Stevie Nicks Said Tom Petty’s Wives and Daughters Made Him More Empathetic
Tom Petty and Stevie Nicks were close friends for decades, and she knew him better than most. Nicks gave insight into her longtime friend’s personality and his ability to write empathetic music. She expressed her belief that Petty’s capacity for empathy was due in part to his two wives and daughters. She explained the impact they had on him and his music.
The musician was married twice and had two daughters
Petty met his first wife, Jane Benyo, in his hometown of Gainesville, Florida. The pair had been dating for a while when Petty decided to move to California to pursue a career in music.
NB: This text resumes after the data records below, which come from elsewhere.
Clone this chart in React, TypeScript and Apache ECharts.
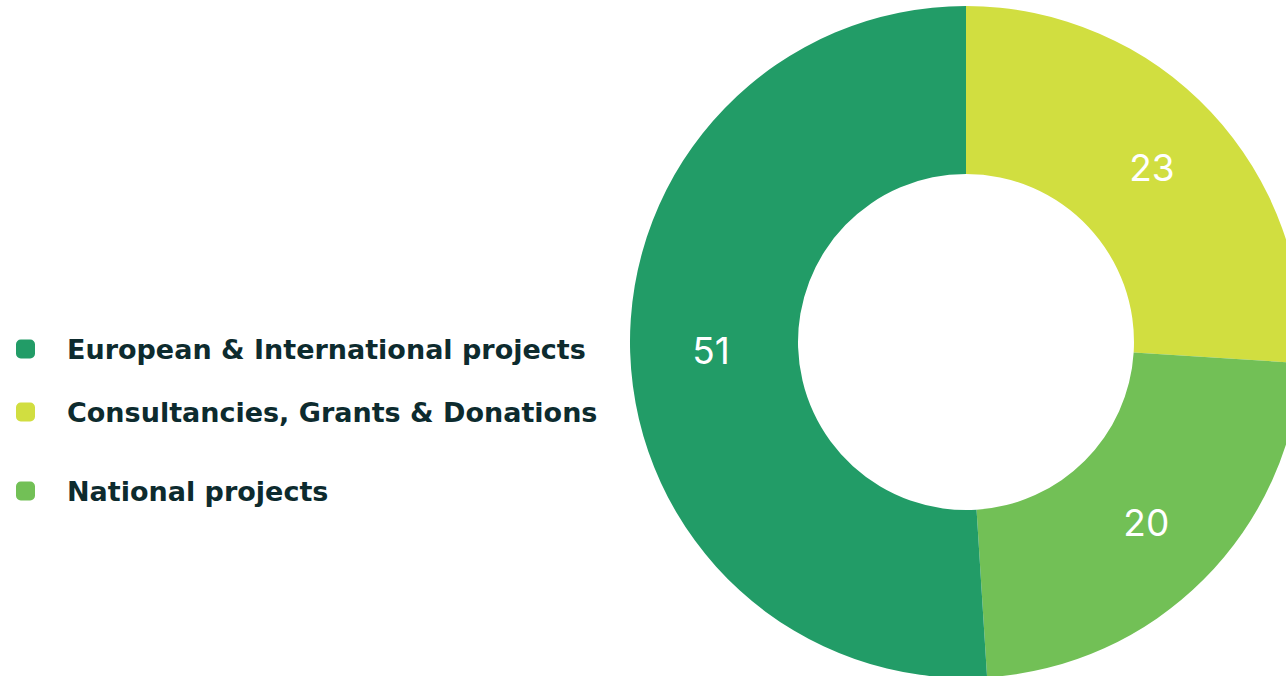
import React, { useEffect, useRef } from "react";
import * as echarts from "echarts";

// Categories in slice order (clockwise from 12 o'clock)
const categories = [
  "Consultancies, Grants & Donations",
  "National projects",
  "European & International projects",
];
// Value labels printed on the slices
const labelValues = [23, 20, 51];
// Slice shares
const shares = [26, 23, 51];
const colors = ["#D1DE40", "#72C056", "#229C67"];
// Legend order (top to bottom)
const legendOrder = [
  "European & International projects",
  "Consultancies, Grants & Donations",
  "National projects",
];
const legendTops = [333, 396, 475];

export default function App() {
  const ref = useRef<HTMLDivElement>(null);
  useEffect(() => {
    if (!ref.current) return;
    const chart = echarts.init(ref.current, undefined, { renderer: "svg" });
    const legends = legendOrder.map((name, i) => ({
      data: [name],
      left: 16,
      top: legendTops[i],
      padding: 0,
      orient: "vertical",
      icon: "roundRect",
      itemWidth: 19,
      itemHeight: 19,
      itemGap: 0,
      selectedMode: false,
      textStyle: {
        color: "#0D2B2E",
        fontFamily: "DejaVu Sans",
        fontWeight: "bold",
        fontSize: 27,
        lineHeight: 32,
        padding: [0, 0, 0, 27],
      },
    }));
    chart.setOption({
      animation: false,
      backgroundColor: "#ffffff",
      legend: legends,
      series: [
        {
          type: "pie",
          center: [966, 342],
          radius: [168, 336],
          startAngle: 90,
          clockwise: true,
          avoidLabelOverlap: false,
          silent: true,
          label: {
            show: true,
            position: "inside",
            color: "#ffffff",
            fontFamily: "Inter",
            fontSize: 37,
            formatter: (p: any) => String(labelValues[p.dataIndex]),
          },
          labelLine: { show: false },
          data: categories.map((name, i) => ({
            name,
            value: shares[i],
            itemStyle: { color: colors[i] },
          })),
        },
      ],
    });
    return () => chart.dispose();
  }, []);
  return (
    <div
      ref={ref}
      style={{ position: "fixed", left: 0, top: 0, width: 1286, height: 676 }}
    />
  );
}
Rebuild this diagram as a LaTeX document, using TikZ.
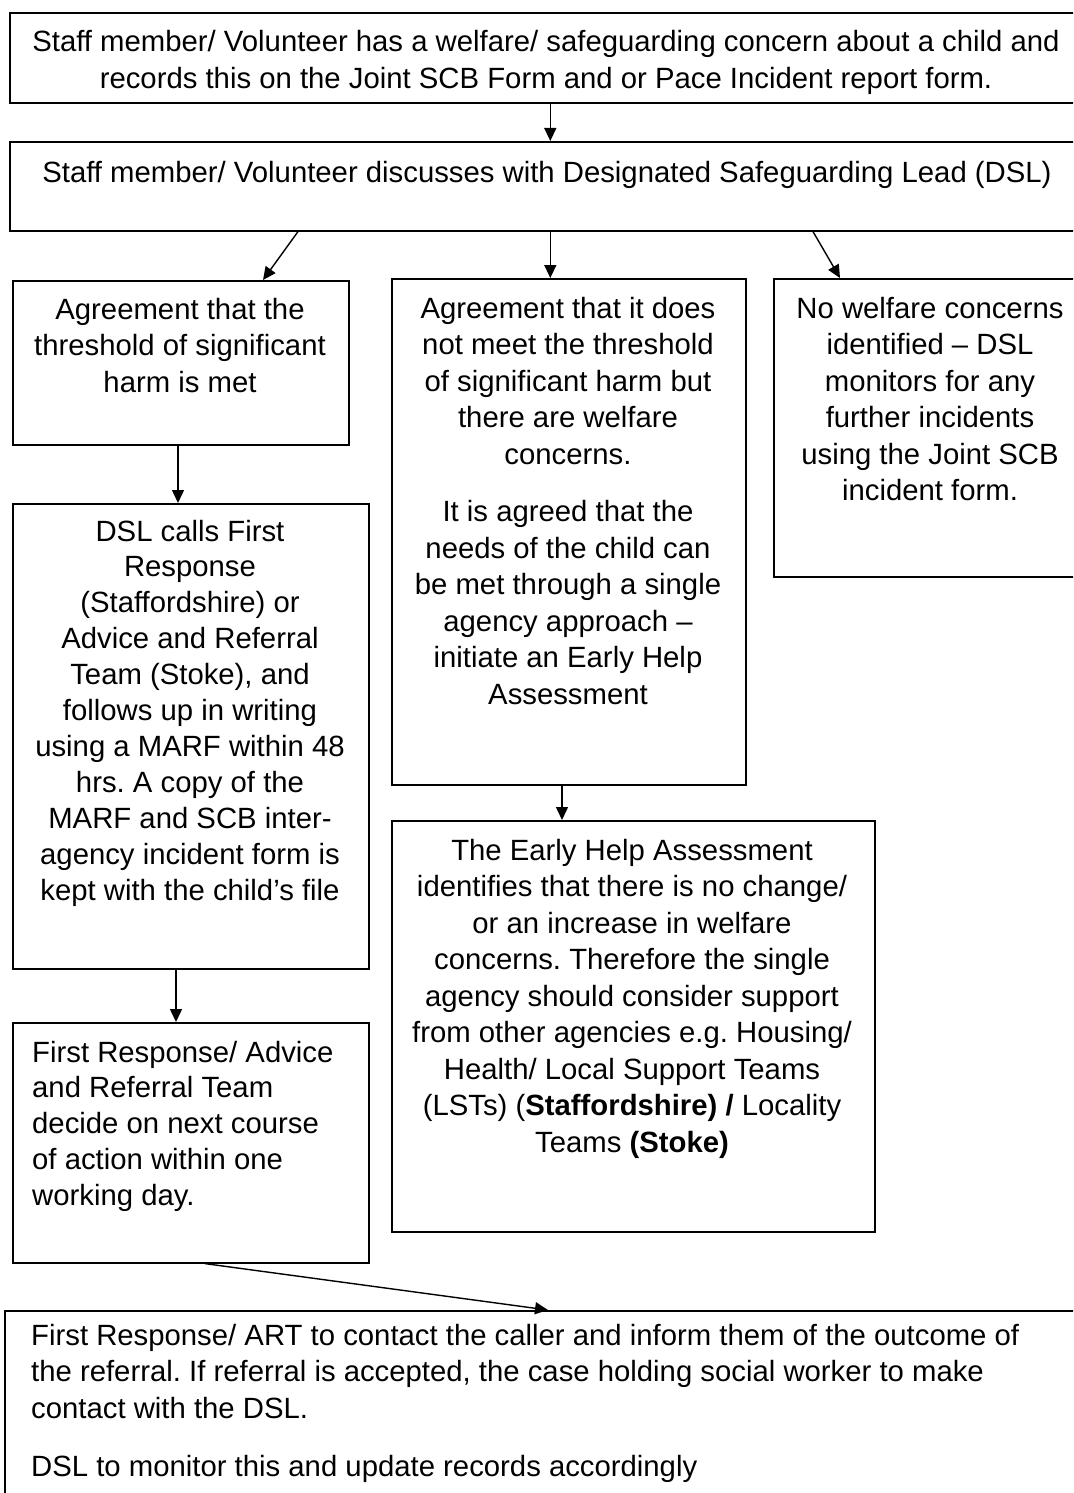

“We’d been going out for a while, didn’t officially live together, but I spent a lot of time at her apartment,” Petty said in the book Petty: The Biography by Warren Zanes. “She shared a place with Jim Lenahan’s girlfriend, Alice, who would later become his wife. And we got along good, but she was adamant that we get married before we leave.”
Petty was hesitant, but he ultimately went ahead with the marriage. The couple had two daughters together and remained married until 1996. In 2001, he married Dana York, with whom he remained until his death in 2017.
“Tom built something really good with Dana out of a period that was really unhappy, really hard,” his bandmate Benmont Tench said. “And I think it was a fight to build it. But against a lot of bad odds, they created something really, really beautiful.”
Stevie Nicks said the women in Tom Petty’s life made him more empathetic
When reflecting on her relationship with Petty after his death, Nicks addressed Petty’s songwriting ability. An interviewer with Rolling Stone asked Nicks how Petty, who “came out of a macho Florida culture and was the leader of a band that was almost like a gang,” could “write about women with frank but affectionate empathy.”
“He had two daughters. He had two amazing loves [Petty’s first wife Jane; his second wife Dana, whom he married in 2001],” Nicks said. “He was surrounded by really strong women. The women around him pretty much went their own way, and he was good with that.”
She said that this empathetic side of Petty helped him give good advice.
“He gave me a lot of advice about stuff,” she said. “He was the kind of person who said, ‘Here’s my advice. If you take it, great. If you don’t, that’s fine too.’ He was never going to shake a finger in your face and make you feel bad if you didn’t take his advice.”
Stevie Nicks counted Tom Petty as one of her closest friends
Petty and Nicks met while working on Nicks’ debut solo album, Bella Donna. According to Zanes, “Nicks would finally be one of the few human constants in his life outside of his band, management, and crew.”
Nicks said that it would be difficult to recover from Petty’s death. She explained that she didn’t even want to talk about him in the past tense.
“Even when I talk about him now onstage, I talk about him like he is not dead — because I don’t want him to be dead,” she told NPR. “So I talk to him like he’s still down the street and I can, like, pick up the phone and call him.”